• _Written exercise_
Write again exactly the lines in the listing below, starting at the line with "Clone this chart in Chart.js." and ending at the line with "const DX = 7, DY = 8", both included. Pictures are not copied.
----------------------------------------
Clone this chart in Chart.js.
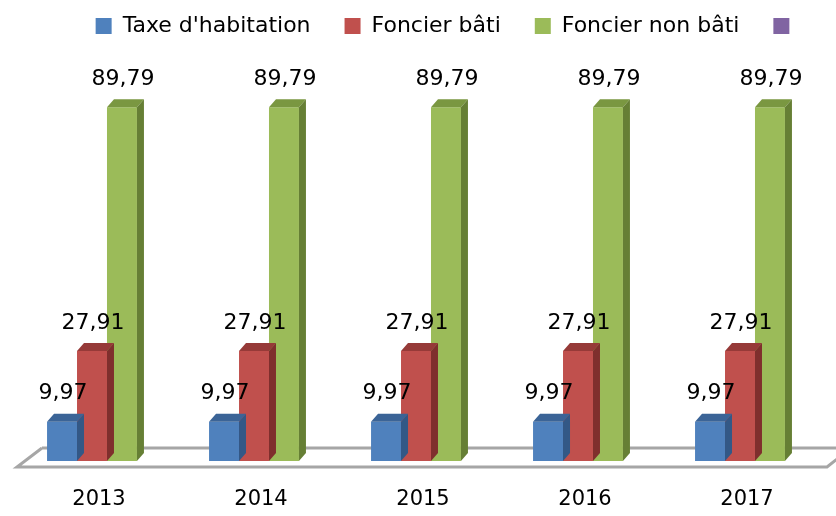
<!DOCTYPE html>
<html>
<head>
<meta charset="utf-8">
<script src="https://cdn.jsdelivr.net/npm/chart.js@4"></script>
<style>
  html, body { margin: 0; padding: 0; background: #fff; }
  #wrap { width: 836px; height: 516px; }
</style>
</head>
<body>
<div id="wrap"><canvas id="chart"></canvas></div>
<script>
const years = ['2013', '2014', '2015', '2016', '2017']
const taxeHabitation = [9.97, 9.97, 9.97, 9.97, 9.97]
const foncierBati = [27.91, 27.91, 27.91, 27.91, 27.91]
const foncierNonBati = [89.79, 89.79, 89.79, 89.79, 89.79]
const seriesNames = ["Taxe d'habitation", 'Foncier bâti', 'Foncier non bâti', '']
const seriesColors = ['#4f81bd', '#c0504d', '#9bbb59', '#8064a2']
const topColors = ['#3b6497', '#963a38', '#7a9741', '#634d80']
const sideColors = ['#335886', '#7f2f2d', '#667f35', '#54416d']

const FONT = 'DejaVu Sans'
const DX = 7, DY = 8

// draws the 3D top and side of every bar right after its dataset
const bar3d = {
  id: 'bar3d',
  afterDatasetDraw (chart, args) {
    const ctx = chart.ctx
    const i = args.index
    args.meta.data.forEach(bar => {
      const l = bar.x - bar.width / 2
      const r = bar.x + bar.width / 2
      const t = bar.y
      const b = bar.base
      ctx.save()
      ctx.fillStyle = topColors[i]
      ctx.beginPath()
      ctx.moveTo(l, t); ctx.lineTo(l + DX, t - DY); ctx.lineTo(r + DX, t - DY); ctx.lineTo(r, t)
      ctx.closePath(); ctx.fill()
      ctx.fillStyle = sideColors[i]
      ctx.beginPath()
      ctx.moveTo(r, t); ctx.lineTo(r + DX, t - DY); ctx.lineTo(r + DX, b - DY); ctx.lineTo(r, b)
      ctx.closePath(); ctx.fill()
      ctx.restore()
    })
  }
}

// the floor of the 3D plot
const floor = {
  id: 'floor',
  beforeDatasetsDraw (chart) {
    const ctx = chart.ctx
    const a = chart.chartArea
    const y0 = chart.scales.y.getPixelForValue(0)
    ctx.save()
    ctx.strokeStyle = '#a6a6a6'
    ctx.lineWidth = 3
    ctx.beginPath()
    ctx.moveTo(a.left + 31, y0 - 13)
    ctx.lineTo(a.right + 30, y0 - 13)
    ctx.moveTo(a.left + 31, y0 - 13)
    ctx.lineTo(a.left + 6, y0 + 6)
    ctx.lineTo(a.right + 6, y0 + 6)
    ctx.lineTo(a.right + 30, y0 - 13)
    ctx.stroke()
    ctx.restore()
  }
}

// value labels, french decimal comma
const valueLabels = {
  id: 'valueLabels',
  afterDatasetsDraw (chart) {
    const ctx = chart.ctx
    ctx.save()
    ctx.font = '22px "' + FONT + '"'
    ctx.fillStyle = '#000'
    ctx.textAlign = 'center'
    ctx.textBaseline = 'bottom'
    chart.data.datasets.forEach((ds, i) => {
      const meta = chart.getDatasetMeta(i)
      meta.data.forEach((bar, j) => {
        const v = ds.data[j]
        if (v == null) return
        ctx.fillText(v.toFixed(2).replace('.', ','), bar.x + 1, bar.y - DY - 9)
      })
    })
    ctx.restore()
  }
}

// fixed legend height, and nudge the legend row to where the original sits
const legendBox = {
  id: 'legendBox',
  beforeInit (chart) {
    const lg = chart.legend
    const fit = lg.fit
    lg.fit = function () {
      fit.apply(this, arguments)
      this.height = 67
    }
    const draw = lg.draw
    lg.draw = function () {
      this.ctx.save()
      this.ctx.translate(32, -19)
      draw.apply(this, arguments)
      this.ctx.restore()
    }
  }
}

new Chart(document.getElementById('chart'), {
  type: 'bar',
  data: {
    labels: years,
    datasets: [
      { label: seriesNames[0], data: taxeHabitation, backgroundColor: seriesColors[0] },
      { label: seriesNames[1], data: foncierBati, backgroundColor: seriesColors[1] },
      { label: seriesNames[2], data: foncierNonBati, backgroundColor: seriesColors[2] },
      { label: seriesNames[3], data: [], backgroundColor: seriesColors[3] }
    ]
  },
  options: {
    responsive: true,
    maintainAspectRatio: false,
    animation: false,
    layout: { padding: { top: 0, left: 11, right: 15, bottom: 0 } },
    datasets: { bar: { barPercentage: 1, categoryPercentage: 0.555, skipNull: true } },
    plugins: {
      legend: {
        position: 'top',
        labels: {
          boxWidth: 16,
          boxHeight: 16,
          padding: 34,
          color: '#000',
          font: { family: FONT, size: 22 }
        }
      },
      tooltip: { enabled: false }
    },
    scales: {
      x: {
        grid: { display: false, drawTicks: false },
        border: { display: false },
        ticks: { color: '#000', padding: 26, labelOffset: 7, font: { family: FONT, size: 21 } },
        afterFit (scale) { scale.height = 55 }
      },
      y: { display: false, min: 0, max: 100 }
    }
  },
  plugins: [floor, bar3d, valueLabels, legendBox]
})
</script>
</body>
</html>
----------------------------------------
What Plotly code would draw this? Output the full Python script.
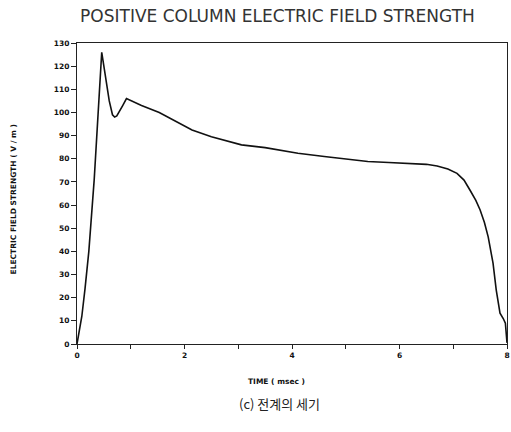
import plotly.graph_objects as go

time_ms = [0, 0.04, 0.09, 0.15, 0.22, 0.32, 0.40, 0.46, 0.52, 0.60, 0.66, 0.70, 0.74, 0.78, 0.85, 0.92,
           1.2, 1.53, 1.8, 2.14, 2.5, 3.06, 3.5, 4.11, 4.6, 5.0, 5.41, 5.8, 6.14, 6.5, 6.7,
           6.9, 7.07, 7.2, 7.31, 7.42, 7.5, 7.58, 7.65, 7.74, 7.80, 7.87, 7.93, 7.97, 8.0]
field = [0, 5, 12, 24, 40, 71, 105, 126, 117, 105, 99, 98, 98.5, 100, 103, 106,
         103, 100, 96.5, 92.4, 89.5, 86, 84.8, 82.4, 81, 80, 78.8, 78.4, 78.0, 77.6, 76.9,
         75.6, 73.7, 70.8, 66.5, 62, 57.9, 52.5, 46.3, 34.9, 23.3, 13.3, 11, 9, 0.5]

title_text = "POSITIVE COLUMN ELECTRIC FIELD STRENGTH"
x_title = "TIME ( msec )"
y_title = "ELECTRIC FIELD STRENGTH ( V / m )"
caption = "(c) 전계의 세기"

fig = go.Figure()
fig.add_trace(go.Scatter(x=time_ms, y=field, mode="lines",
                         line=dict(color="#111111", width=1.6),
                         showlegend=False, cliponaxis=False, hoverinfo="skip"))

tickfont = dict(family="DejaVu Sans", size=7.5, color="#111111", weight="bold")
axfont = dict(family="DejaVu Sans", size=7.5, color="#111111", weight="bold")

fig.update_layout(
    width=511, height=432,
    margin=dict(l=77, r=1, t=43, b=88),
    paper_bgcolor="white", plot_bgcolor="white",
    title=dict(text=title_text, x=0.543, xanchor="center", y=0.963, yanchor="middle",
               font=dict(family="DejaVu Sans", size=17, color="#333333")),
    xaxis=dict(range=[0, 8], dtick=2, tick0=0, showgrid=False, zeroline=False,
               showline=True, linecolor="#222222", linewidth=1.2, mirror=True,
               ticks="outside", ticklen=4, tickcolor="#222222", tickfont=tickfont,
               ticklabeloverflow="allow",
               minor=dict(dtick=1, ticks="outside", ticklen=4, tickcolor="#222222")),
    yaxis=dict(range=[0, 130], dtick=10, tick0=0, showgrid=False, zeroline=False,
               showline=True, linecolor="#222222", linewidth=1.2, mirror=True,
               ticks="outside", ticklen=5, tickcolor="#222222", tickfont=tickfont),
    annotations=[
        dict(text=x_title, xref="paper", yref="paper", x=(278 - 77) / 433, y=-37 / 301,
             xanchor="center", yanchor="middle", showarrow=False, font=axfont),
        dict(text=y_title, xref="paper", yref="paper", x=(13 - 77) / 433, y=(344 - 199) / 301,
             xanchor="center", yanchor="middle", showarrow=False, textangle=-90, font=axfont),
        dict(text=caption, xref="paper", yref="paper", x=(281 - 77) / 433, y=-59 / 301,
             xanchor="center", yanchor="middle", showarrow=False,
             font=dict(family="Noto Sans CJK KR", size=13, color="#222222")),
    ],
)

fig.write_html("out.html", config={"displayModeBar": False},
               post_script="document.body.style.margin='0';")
----------------------------------------
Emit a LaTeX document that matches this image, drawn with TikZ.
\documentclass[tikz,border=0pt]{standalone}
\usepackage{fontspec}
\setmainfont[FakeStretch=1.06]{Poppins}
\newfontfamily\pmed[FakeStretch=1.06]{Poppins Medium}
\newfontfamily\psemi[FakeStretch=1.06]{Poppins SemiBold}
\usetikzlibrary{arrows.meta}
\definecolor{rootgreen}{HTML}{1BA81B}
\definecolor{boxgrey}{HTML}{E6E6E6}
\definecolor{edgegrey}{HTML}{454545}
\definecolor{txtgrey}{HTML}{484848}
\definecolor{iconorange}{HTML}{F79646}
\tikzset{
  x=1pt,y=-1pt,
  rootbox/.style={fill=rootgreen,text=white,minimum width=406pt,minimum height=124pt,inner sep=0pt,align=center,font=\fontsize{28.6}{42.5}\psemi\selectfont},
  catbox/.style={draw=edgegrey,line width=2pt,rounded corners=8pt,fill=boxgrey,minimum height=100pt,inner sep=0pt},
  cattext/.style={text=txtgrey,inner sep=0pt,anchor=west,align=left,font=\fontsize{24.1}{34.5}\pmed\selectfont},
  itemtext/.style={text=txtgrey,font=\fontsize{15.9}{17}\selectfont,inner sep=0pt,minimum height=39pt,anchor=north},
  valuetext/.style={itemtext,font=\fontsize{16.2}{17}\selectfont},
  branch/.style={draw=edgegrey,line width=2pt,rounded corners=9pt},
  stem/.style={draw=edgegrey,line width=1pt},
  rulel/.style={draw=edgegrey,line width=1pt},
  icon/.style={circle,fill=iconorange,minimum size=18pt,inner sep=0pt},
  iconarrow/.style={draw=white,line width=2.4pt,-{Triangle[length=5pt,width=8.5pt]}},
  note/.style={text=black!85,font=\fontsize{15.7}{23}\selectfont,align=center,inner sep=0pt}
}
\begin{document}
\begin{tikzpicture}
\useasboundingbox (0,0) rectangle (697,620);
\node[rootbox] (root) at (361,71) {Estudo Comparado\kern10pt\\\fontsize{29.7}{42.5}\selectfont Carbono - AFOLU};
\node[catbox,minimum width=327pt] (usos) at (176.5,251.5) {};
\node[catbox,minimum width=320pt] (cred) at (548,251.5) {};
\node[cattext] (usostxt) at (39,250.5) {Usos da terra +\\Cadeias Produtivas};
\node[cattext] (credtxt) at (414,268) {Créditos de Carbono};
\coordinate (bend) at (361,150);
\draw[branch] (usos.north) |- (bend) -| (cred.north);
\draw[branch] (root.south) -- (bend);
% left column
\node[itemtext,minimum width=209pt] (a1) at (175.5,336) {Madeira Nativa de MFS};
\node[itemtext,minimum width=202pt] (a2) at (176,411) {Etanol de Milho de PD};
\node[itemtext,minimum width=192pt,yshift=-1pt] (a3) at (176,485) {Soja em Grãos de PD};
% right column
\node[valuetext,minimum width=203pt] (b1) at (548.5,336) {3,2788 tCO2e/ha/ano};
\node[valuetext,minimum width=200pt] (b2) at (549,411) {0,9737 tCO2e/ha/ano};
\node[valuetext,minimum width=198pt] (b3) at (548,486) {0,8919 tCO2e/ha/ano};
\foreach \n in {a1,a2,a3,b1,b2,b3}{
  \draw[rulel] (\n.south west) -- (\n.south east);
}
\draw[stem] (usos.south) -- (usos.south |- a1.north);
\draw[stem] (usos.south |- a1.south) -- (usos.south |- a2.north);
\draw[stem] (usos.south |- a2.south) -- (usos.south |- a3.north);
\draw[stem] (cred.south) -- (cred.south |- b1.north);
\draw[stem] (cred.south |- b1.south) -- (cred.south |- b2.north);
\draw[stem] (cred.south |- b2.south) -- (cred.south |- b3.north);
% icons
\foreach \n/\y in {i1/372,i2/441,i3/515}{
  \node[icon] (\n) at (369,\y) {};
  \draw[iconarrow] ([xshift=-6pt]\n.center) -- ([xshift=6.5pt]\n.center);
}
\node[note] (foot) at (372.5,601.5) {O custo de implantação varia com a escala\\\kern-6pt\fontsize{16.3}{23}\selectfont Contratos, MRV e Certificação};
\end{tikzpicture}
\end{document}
----------------------------------------
• _Solution below_
Clone this chart in Chart.js.
<!DOCTYPE html>
<html>
<head>
<meta charset="utf-8">
<script src="https://cdn.jsdelivr.net/npm/chart.js@4"></script>
<style>
  html, body { margin: 0; padding: 0; background: #fff; }
  #wrap { width: 836px; height: 516px; }
</style>
</head>
<body>
<div id="wrap"><canvas id="chart"></canvas></div>
<script>
const years = ['2013', '2014', '2015', '2016', '2017']
const taxeHabitation = [9.97, 9.97, 9.97, 9.97, 9.97]
const foncierBati = [27.91, 27.91, 27.91, 27.91, 27.91]
const foncierNonBati = [89.79, 89.79, 89.79, 89.79, 89.79]
const seriesNames = ["Taxe d'habitation", 'Foncier bâti', 'Foncier non bâti', '']
const seriesColors = ['#4f81bd', '#c0504d', '#9bbb59', '#8064a2']
const topColors = ['#3b6497', '#963a38', '#7a9741', '#634d80']
const sideColors = ['#335886', '#7f2f2d', '#667f35', '#54416d']

const FONT = 'DejaVu Sans'
const DX = 7, DY = 8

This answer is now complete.